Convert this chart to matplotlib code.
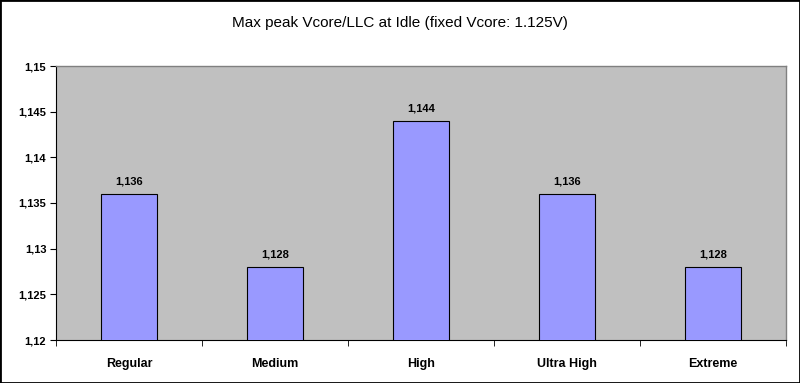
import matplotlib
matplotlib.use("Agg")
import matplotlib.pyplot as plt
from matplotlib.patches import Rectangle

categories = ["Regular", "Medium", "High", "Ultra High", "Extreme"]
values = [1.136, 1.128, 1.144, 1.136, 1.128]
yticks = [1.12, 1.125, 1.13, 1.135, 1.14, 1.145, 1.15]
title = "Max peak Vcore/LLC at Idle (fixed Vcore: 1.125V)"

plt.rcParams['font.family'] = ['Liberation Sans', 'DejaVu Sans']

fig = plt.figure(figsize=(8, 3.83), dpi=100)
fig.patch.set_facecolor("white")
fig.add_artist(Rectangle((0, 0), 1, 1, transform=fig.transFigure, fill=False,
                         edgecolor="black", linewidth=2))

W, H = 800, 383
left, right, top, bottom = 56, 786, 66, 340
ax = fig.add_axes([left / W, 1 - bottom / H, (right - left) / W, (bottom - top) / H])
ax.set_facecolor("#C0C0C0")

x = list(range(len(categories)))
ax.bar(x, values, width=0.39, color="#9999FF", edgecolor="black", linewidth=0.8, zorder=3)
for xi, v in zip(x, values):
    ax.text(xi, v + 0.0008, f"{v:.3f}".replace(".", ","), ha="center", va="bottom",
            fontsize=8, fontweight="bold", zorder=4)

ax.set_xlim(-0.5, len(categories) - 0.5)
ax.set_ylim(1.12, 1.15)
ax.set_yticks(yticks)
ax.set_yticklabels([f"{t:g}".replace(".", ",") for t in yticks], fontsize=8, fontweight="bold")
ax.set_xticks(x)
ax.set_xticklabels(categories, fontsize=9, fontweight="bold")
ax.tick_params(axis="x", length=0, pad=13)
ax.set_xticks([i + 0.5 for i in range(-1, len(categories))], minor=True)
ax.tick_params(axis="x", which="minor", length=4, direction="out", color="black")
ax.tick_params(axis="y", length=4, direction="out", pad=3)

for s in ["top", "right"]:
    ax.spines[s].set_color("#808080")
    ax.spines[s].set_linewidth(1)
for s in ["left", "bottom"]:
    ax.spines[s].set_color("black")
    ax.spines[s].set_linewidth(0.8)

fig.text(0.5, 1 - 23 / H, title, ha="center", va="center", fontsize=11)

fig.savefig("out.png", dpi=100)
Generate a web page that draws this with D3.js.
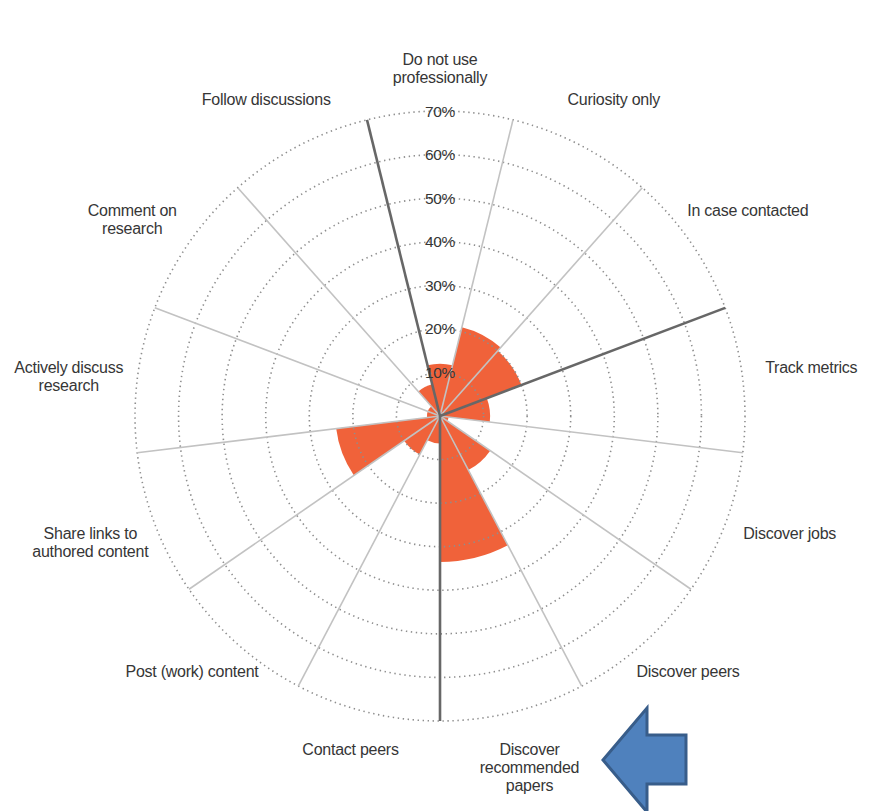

◆ ◆ ◆ ◆ ◆

Direction:
Write out all the records again, exactly, minus any pictures.

Solution below:
Convert this chart to matplotlib code.
import matplotlib
matplotlib.use("Agg")
import matplotlib.pyplot as plt
from matplotlib.patches import Rectangle

categories = ["Regular", "Medium", "High", "Ultra High", "Extreme"]
values = [1.136, 1.128, 1.144, 1.136, 1.128]
yticks = [1.12, 1.125, 1.13, 1.135, 1.14, 1.145, 1.15]
title = "Max peak Vcore/LLC at Idle (fixed Vcore: 1.125V)"

plt.rcParams['font.family'] = ['Liberation Sans', 'DejaVu Sans']

fig = plt.figure(figsize=(8, 3.83), dpi=100)
fig.patch.set_facecolor("white")
fig.add_artist(Rectangle((0, 0), 1, 1, transform=fig.transFigure, fill=False,
                         edgecolor="black", linewidth=2))

W, H = 800, 383
left, right, top, bottom = 56, 786, 66, 340
ax = fig.add_axes([left / W, 1 - bottom / H, (right - left) / W, (bottom - top) / H])
ax.set_facecolor("#C0C0C0")

x = list(range(len(categories)))
ax.bar(x, values, width=0.39, color="#9999FF", edgecolor="black", linewidth=0.8, zorder=3)
for xi, v in zip(x, values):
    ax.text(xi, v + 0.0008, f"{v:.3f}".replace(".", ","), ha="center", va="bottom",
            fontsize=8, fontweight="bold", zorder=4)

ax.set_xlim(-0.5, len(categories) - 0.5)
ax.set_ylim(1.12, 1.15)
ax.set_yticks(yticks)
ax.set_yticklabels([f"{t:g}".replace(".", ",") for t in yticks], fontsize=8, fontweight="bold")
ax.set_xticks(x)
ax.set_xticklabels(categories, fontsize=9, fontweight="bold")
ax.tick_params(axis="x", length=0, pad=13)
ax.set_xticks([i + 0.5 for i in range(-1, len(categories))], minor=True)
ax.tick_params(axis="x", which="minor", length=4, direction="out", color="black")
ax.tick_params(axis="y", length=4, direction="out", pad=3)

for s in ["top", "right"]:
    ax.spines[s].set_color("#808080")
    ax.spines[s].set_linewidth(1)
for s in ["left", "bottom"]:
    ax.spines[s].set_color("black")
    ax.spines[s].set_linewidth(0.8)

fig.text(0.5, 1 - 23 / H, title, ha="center", va="center", fontsize=11)

fig.savefig("out.png", dpi=100)
Generate a web page that draws this with D3.js.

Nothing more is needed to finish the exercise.